[START]

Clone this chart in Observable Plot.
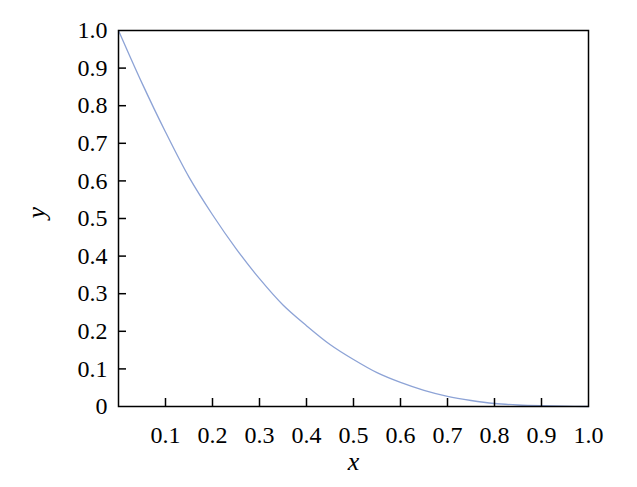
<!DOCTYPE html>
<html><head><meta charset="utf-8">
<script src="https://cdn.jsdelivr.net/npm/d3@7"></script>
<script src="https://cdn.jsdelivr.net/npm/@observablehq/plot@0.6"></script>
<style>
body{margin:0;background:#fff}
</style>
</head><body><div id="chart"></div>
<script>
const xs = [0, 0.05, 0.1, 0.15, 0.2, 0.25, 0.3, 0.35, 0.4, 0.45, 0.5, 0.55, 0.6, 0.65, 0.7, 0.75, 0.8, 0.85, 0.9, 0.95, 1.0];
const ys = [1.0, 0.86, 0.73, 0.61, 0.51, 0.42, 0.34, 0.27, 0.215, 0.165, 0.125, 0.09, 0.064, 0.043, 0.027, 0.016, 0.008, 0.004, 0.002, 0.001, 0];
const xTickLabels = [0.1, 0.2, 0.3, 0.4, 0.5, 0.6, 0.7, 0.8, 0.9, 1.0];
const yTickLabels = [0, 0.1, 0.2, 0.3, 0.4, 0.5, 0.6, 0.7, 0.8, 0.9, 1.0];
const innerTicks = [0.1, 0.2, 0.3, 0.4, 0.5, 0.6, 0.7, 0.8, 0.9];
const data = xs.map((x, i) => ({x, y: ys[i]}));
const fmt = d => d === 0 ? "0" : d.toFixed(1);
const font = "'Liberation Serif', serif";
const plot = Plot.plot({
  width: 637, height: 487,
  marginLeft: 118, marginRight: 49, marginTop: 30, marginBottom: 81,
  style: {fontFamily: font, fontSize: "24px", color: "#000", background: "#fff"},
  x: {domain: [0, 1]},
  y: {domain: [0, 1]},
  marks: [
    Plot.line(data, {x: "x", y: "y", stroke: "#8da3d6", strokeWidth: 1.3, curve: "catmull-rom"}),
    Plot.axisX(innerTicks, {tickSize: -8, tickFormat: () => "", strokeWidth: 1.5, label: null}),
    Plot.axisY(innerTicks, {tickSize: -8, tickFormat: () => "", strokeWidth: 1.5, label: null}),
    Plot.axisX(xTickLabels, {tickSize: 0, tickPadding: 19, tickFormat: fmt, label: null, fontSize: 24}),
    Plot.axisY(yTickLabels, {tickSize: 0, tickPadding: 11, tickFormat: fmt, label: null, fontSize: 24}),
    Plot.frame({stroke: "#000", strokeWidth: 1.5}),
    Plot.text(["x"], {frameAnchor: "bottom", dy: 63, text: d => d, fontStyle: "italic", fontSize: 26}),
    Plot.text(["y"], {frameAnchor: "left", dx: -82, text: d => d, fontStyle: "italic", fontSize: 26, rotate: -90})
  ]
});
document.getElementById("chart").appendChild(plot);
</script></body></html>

[END]

_WORK TO BE COMPLETED:_
Quote everything in the listing above exactly; pictures are the only thing to omit.

_EXERCISE SOLUTION:_
Clone this chart in Observable Plot.
<!DOCTYPE html>
<html><head><meta charset="utf-8">
<script src="https://cdn.jsdelivr.net/npm/d3@7"></script>
<script src="https://cdn.jsdelivr.net/npm/@observablehq/plot@0.6"></script>
<style>
body{margin:0;background:#fff}
</style>
</head><body><div id="chart"></div>
<script>
const xs = [0, 0.05, 0.1, 0.15, 0.2, 0.25, 0.3, 0.35, 0.4, 0.45, 0.5, 0.55, 0.6, 0.65, 0.7, 0.75, 0.8, 0.85, 0.9, 0.95, 1.0];
const ys = [1.0, 0.86, 0.73, 0.61, 0.51, 0.42, 0.34, 0.27, 0.215, 0.165, 0.125, 0.09, 0.064, 0.043, 0.027, 0.016, 0.008, 0.004, 0.002, 0.001, 0];
const xTickLabels = [0.1, 0.2, 0.3, 0.4, 0.5, 0.6, 0.7, 0.8, 0.9, 1.0];
const yTickLabels = [0, 0.1, 0.2, 0.3, 0.4, 0.5, 0.6, 0.7, 0.8, 0.9, 1.0];
const innerTicks = [0.1, 0.2, 0.3, 0.4, 0.5, 0.6, 0.7, 0.8, 0.9];
const data = xs.map((x, i) => ({x, y: ys[i]}));
const fmt = d => d === 0 ? "0" : d.toFixed(1);
const font = "'Liberation Serif', serif";
const plot = Plot.plot({
  width: 637, height: 487,
  marginLeft: 118, marginRight: 49, marginTop: 30, marginBottom: 81,
  style: {fontFamily: font, fontSize: "24px", color: "#000", background: "#fff"},
  x: {domain: [0, 1]},
  y: {domain: [0, 1]},
  marks: [
    Plot.line(data, {x: "x", y: "y", stroke: "#8da3d6", strokeWidth: 1.3, curve: "catmull-rom"}),
    Plot.axisX(innerTicks, {tickSize: -8, tickFormat: () => "", strokeWidth: 1.5, label: null}),
    Plot.axisY(innerTicks, {tickSize: -8, tickFormat: () => "", strokeWidth: 1.5, label: null}),
    Plot.axisX(xTickLabels, {tickSize: 0, tickPadding: 19, tickFormat: fmt, label: null, fontSize: 24}),
    Plot.axisY(yTickLabels, {tickSize: 0, tickPadding: 11, tickFormat: fmt, label: null, fontSize: 24}),
    Plot.frame({stroke: "#000", strokeWidth: 1.5}),
    Plot.text(["x"], {frameAnchor: "bottom", dy: 63, text: d => d, fontStyle: "italic", fontSize: 26}),
    Plot.text(["y"], {frameAnchor: "left", dx: -82, text: d => d, fontStyle: "italic", fontSize: 26, rotate: -90})
  ]
});
document.getElementById("chart").appendChild(plot);
</script></body></html>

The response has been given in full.